■ Task statement
Only the lines from the top of the listing below to the line that has "grid(379.5, 625);" should be echoed, with both ends kept and pictures left out.

■ Supplied information
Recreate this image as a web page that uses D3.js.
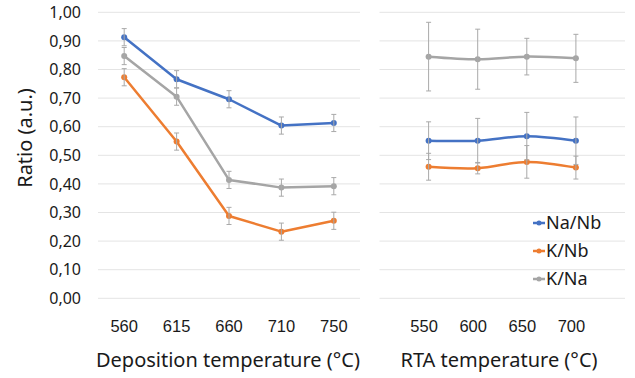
<!DOCTYPE html>
<html>
<head>
<meta charset="utf-8">
<script src="https://cdn.jsdelivr.net/npm/d3@7"></script>
<style>
  body { margin: 0; background: #fff; }
  svg { display: block; font-family: "Noto Sans", "Open Sans", sans-serif; }
</style>
</head>
<body>
<svg></svg>
<script>
const width = 635;
const height = 378;

// left panel: deposition temperature
const depTemps = ['560', '615', '660', '710', '750'];
const depNaNb = [0.913, 0.766, 0.696, 0.604, 0.613];
const depKNb = [0.773, 0.548, 0.288, 0.233, 0.271];
const depKNa = [0.847, 0.705, 0.414, 0.387, 0.392];
const depErrNaNb = [0.03, 0.03, 0.03, 0.03, 0.03];
const depErrKNb = [0.03, 0.03, 0.03, 0.03, 0.03];
const depErrKNa = [0.03, 0.03, 0.03, 0.03, 0.03];

// right panel: RTA temperature
const rtaTemps = [550, 600, 650, 700];
const rtaNaNb = [0.551, 0.551, 0.567, 0.551];
const rtaKNb = [0.460, 0.455, 0.477, 0.457];
const rtaKNa = [0.845, 0.836, 0.845, 0.839];
const rtaErrNaNb = [0.066, 0.078, 0.083, 0.083];
const rtaErrKNb = [0.047, 0.02, 0.057, 0.04];
const rtaErrKNa = [0.12, 0.105, 0.064, 0.084];

const yTicks = [0, 0.1, 0.2, 0.3, 0.4, 0.5, 0.6, 0.7, 0.8, 0.9, 1.0];
const seriesNames = ['Na/Nb', 'K/Nb', 'K/Na'];
const colors = ['#4472c4', '#ed7d31', '#a5a5a5'];

const svg = d3.select('svg')
	.attr('width', width)
	.attr('height', height);

svg.append('rect')
	.attr('width', width)
	.attr('height', height)
	.attr('fill', '#fff');

const y = d3.scaleLinear().domain([0, 1]).range([298.3, 12.3]);
const xDep = d3.scaleBand().domain(depTemps).range([98, 360]);
const xRta = d3.scaleLinear().domain([500, 750]).range([379.5, 625]);

const fmt = v => d3.format('.2f')(v).replace('.', ',');

// gridlines
function grid(x0, x1) {
	svg.append('g')
		.selectAll('line')
		.data(yTicks)
		.join('line')
			.attr('x1', x0)
			.attr('x2', x1)
			.attr('y1', d => y(d))
			.attr('y2', d => y(d))
			.attr('stroke', '#e4e4e4')
			.attr('stroke-width', 1);
}
grid(98, 360);
grid(379.5, 625);

// y axis labels
svg.append('g')
	.selectAll('text')
	.data(yTicks)
	.join('text')
		.attr('x', 81)
		.attr('y', d => y(d))
		.attr('dy', '0.35em')
		.attr('text-anchor', 'end')
		.attr('font-size', 16)
		.attr('fill', '#1a1a1a')
		.text(fmt);

// x axes
const axDep = svg.append('g')
	.attr('transform', 'translate(0,320)')
	.call(d3.axisBottom(xDep).tickSize(0).tickPadding(0));
const axRta = svg.append('g')
	.attr('transform', 'translate(0,320)')
	.call(d3.axisBottom(xRta).tickValues(rtaTemps).tickSize(0).tickPadding(0));
axRta.selectAll('text').attr('dx', -5);
[axDep, axRta].forEach(ax => {
	ax.select('.domain').remove();
	ax.selectAll('text')
		.attr('font-family', null)
		.attr('font-size', 16.5)
		.attr('fill', '#1a1a1a');
});

// axis titles
svg.append('text')
	.attr('x', 228)
	.attr('y', 367)
	.attr('text-anchor', 'middle')
	.attr('font-size', 20)
	.attr('fill', '#1a1a1a')
	.text('Deposition temperature (°C)');

svg.append('text')
	.attr('x', 499)
	.attr('y', 367)
	.attr('text-anchor', 'middle')
	.attr('font-size', 20)
	.attr('fill', '#1a1a1a')
	.text('RTA temperature (°C)');

svg.append('text')
	.attr('transform', 'translate(32,138) rotate(-90)')
	.attr('text-anchor', 'middle')
	.attr('font-size', 20)
	.attr('fill', '#1a1a1a')
	.text('Ratio (a.u.)');

function drawSeries(xs, xScale, vals, errs, color, curve) {
	const pts = xs.map((d, i) => ({ x: xScale(d) + (xScale.bandwidth ? xScale.bandwidth() / 2 : 0), v: vals[i], e: errs[i] }));
	const g = svg.append('g');

	g.append('path')
		.datum(pts)
		.attr('fill', 'none')
		.attr('stroke', color)
		.attr('stroke-width', 2.5)
		.attr('stroke-linejoin', 'round')
		.attr('d', d3.line().x(d => d.x).y(d => y(d.v)).curve(curve));

	g.selectAll('circle')
		.data(pts)
		.join('circle')
			.attr('cx', d => d.x)
			.attr('cy', d => y(d.v))
			.attr('r', 3)
			.attr('fill', color);

	const eb = g.selectAll('g.err')
		.data(pts)
		.join('g')
			.attr('class', 'err')
			.attr('stroke', '#a9a9a9')
			.attr('stroke-width', 1);
	eb.append('line')
		.attr('x1', d => d.x).attr('x2', d => d.x)
		.attr('y1', d => y(d.v + d.e)).attr('y2', d => y(d.v - d.e));
	eb.append('line')
		.attr('x1', d => d.x - 2.5).attr('x2', d => d.x + 2.5)
		.attr('y1', d => y(d.v + d.e)).attr('y2', d => y(d.v + d.e));
	eb.append('line')
		.attr('x1', d => d.x - 2.5).attr('x2', d => d.x + 2.5)
		.attr('y1', d => y(d.v - d.e)).attr('y2', d => y(d.v - d.e));
}

const depVals = [depNaNb, depKNb, depKNa];
const depErrs = [depErrNaNb, depErrKNb, depErrKNa];
const rtaVals = [rtaNaNb, rtaKNb, rtaKNa];
const rtaErrs = [rtaErrNaNb, rtaErrKNb, rtaErrKNa];

[2, 1, 0].forEach(i => {
	drawSeries(depTemps, xDep, depVals[i], depErrs[i], colors[i], d3.curveLinear);
	drawSeries(rtaTemps, xRta, rtaVals[i], rtaErrs[i], colors[i], d3.curveCatmullRom.alpha(0.5));
});

// legend
const legend = svg.append('g')
	.selectAll('g')
	.data(seriesNames)
	.join('g')
		.attr('transform', (d, i) => `translate(533,${223 + i * 28})`);
legend.append('line')
	.attr('x1', 0).attr('x2', 12)
	.attr('stroke', (d, i) => colors[i])
	.attr('stroke-width', 2.5);
legend.append('circle')
	.attr('cx', 6)
	.attr('r', 2.5)
	.attr('fill', (d, i) => colors[i]);
legend.append('text')
	.attr('x', 13)
	.attr('dy', '0.35em')
	.attr('font-size', 18)
	.attr('fill', '#1a1a1a')
	.text(d => d);
</script>
</body>
</html>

■ Exercise solution
Recreate this image as a web page that uses D3.js.
<!DOCTYPE html>
<html>
<head>
<meta charset="utf-8">
<script src="https://cdn.jsdelivr.net/npm/d3@7"></script>
<style>
  body { margin: 0; background: #fff; }
  svg { display: block; font-family: "Noto Sans", "Open Sans", sans-serif; }
</style>
</head>
<body>
<svg></svg>
<script>
const width = 635;
const height = 378;

// left panel: deposition temperature
const depTemps = ['560', '615', '660', '710', '750'];
const depNaNb = [0.913, 0.766, 0.696, 0.604, 0.613];
const depKNb = [0.773, 0.548, 0.288, 0.233, 0.271];
const depKNa = [0.847, 0.705, 0.414, 0.387, 0.392];
const depErrNaNb = [0.03, 0.03, 0.03, 0.03, 0.03];
const depErrKNb = [0.03, 0.03, 0.03, 0.03, 0.03];
const depErrKNa = [0.03, 0.03, 0.03, 0.03, 0.03];

// right panel: RTA temperature
const rtaTemps = [550, 600, 650, 700];
const rtaNaNb = [0.551, 0.551, 0.567, 0.551];
const rtaKNb = [0.460, 0.455, 0.477, 0.457];
const rtaKNa = [0.845, 0.836, 0.845, 0.839];
const rtaErrNaNb = [0.066, 0.078, 0.083, 0.083];
const rtaErrKNb = [0.047, 0.02, 0.057, 0.04];
const rtaErrKNa = [0.12, 0.105, 0.064, 0.084];

const yTicks = [0, 0.1, 0.2, 0.3, 0.4, 0.5, 0.6, 0.7, 0.8, 0.9, 1.0];
const seriesNames = ['Na/Nb', 'K/Nb', 'K/Na'];
const colors = ['#4472c4', '#ed7d31', '#a5a5a5'];

const svg = d3.select('svg')
	.attr('width', width)
	.attr('height', height);

svg.append('rect')
	.attr('width', width)
	.attr('height', height)
	.attr('fill', '#fff');

const y = d3.scaleLinear().domain([0, 1]).range([298.3, 12.3]);
const xDep = d3.scaleBand().domain(depTemps).range([98, 360]);
const xRta = d3.scaleLinear().domain([500, 750]).range([379.5, 625]);

const fmt = v => d3.format('.2f')(v).replace('.', ',');

// gridlines
function grid(x0, x1) {
	svg.append('g')
		.selectAll('line')
		.data(yTicks)
		.join('line')
			.attr('x1', x0)
			.attr('x2', x1)
			.attr('y1', d => y(d))
			.attr('y2', d => y(d))
			.attr('stroke', '#e4e4e4')
			.attr('stroke-width', 1);
}
grid(98, 360);
grid(379.5, 625);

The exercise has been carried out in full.